Reddit meetups became another great activity. I’m big into raw denim, so when there was a raw denim meetup here in LA, I got in my car, drove out, chatted with guys, bought a round and made friends. I didn’t want to hang out with everyone I met, but I did go out of my way to get some time in with the ones I did. And I made sure they had my social media contact information, because let’s face it, asking a guy you just met for his phone number can feel a little awkward. Best of all, the meetup had people in every stage of life, from high school kids to other old married fogies.
The biggest lesson I learned here is not to be afraid to take the initiative. Approaching guys you don’t know can be even more intimidating than approaching women. When you approach a guy, there’s always this “what the hell are you talking to me for?” vibe happening beneath the surface. You’re under even more pressure to not come across as a spazz or — and this is surprisingly common among men, especially ones who are social and outgoing and open enough to chat up a stranger — like you’re hitting on this guy, when you’re really just trying to make a new friend. I discovered that being open, honest and confident usually cuts through all that, and that most cool people respond well to the guy who takes the initiative to connect.
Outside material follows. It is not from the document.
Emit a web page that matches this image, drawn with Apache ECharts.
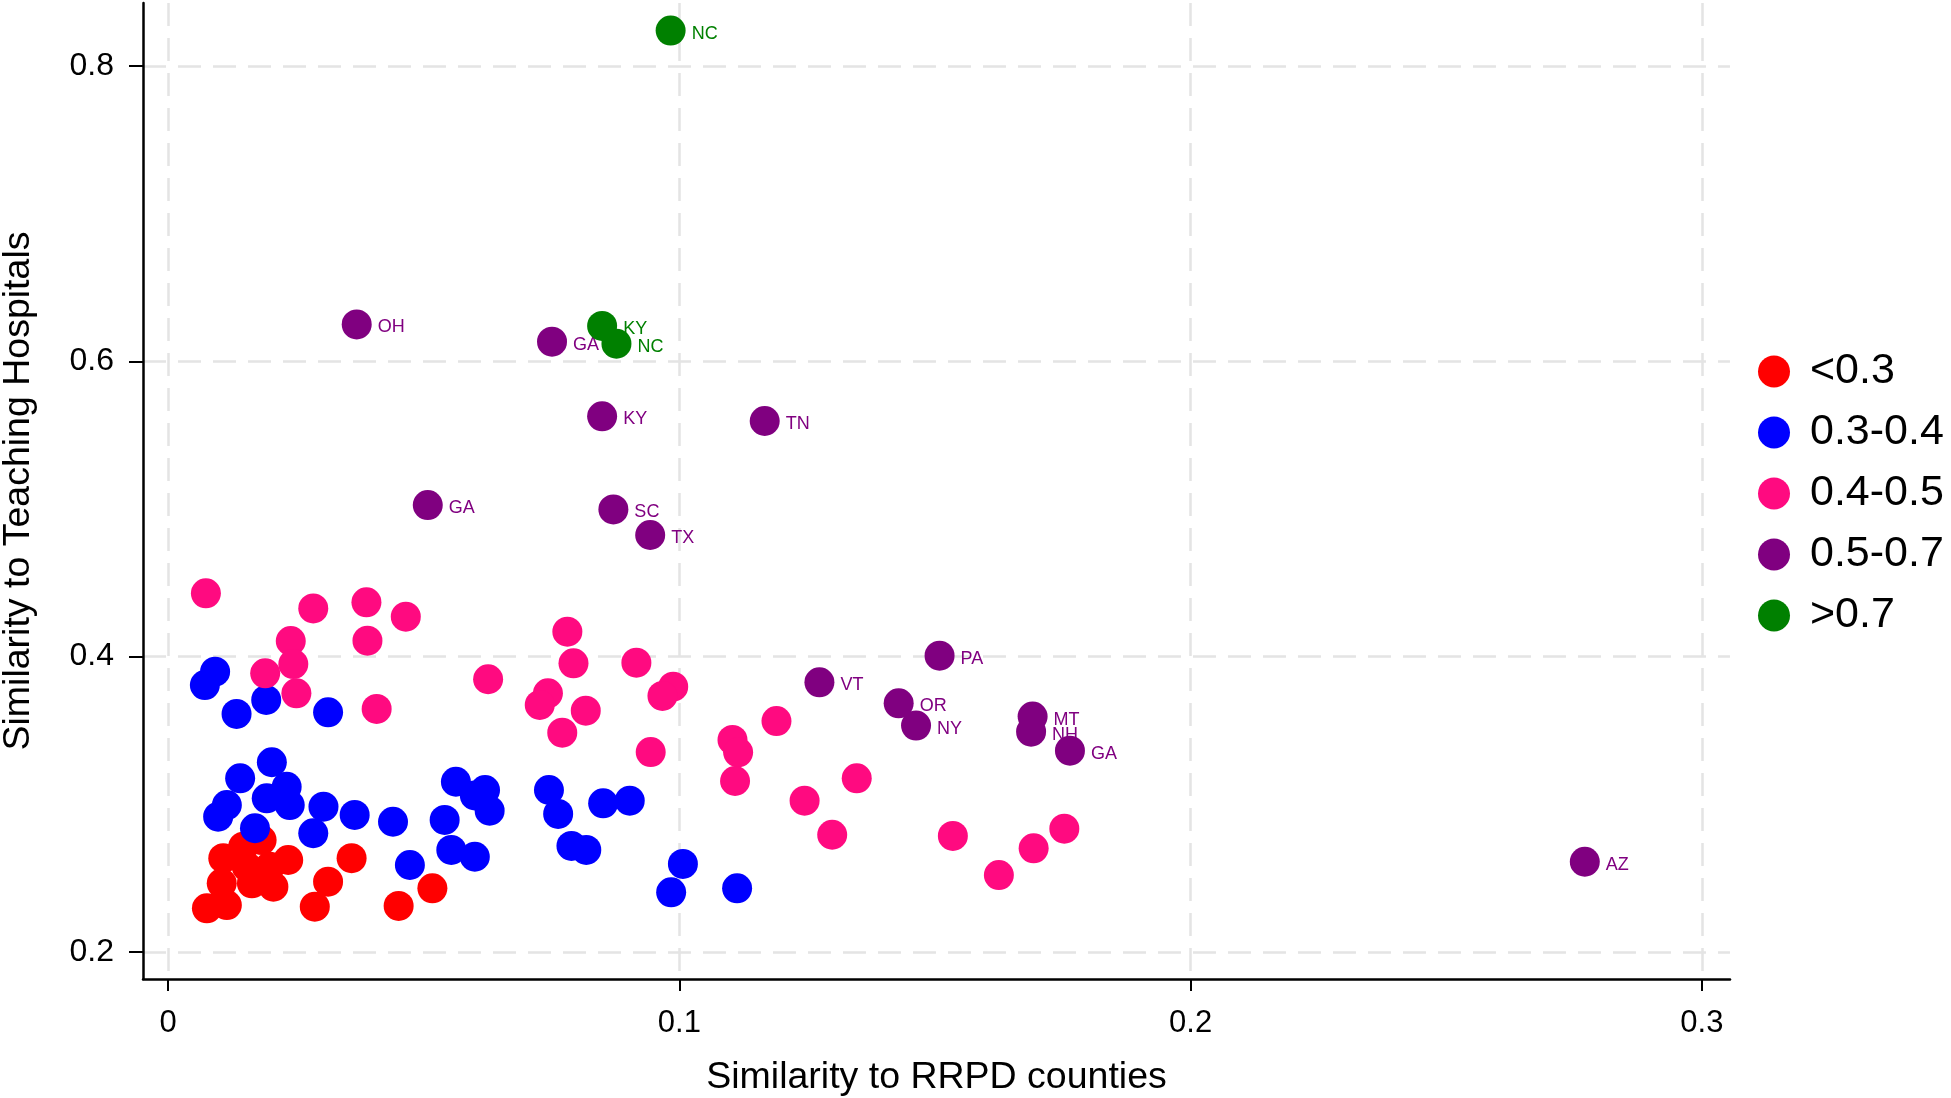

After that, I began making the effort to ensure those plans materialized. Los Angeles, where I live, is a notoriously flakey city, so this was extra important. But in any city, you might have to do a little additional hand holding in the beginning to actually make things happen. This is especially true of older guys who have more going on in their lives, from partners to kids to careers. I don’t mean you need to be all over your new friends. I just mean that it’s important to confirm the day before, check in the day of, and do what you can to help if he runs into issues along the way. The last is the essence of being a bro.
Then I created a regular event for my new social circle. Once a month, I now have guys over to watch wrestling. What can I say? Some things that I loved in my youth won’t ever go away. Maybe you prefer UFC, football or a cooking show. Maybe you’d rather shoot pool, go bowling or play poker. Or maybe you want to hike, lift weights or work on your cars together. Whatever you choose, the important thing is to get all these guys you know together to do something fun and communal. Playing host will make you a man people want to know again — a man who knows other men whom men want to know. Once you build that reputation, you’ll have a far easier time meeting new people.
And that’s how I broke the cycle of being an isolated, lonely married guy. It’s been truly fun and fulfilling rebuilding my network.
There’s no one universal answer to this question, but the main takeaway is to keep it simple. You probably don’t need to create additional work for yourself — you only need to look at your life in a new way. Be present in the moments you’re already participating in, then approach the guys who are there. Your phone and Facebook are probably full of cool people you’d like to hang out with. Why aren’t you two getting together?
It might be hard to take the initiative, follow up and do the legwork involved. If you’re like most guys, it won’t always feel natural or fun. You might even be scared. But at the end of the day, someone has to strike up a friendship. The risks (possible embarrassment, or a few minutes wasted) are minimal, and usually illusory. The rewards — great new friends — are huge. So what are you going to do this week to start making friends as an adult man?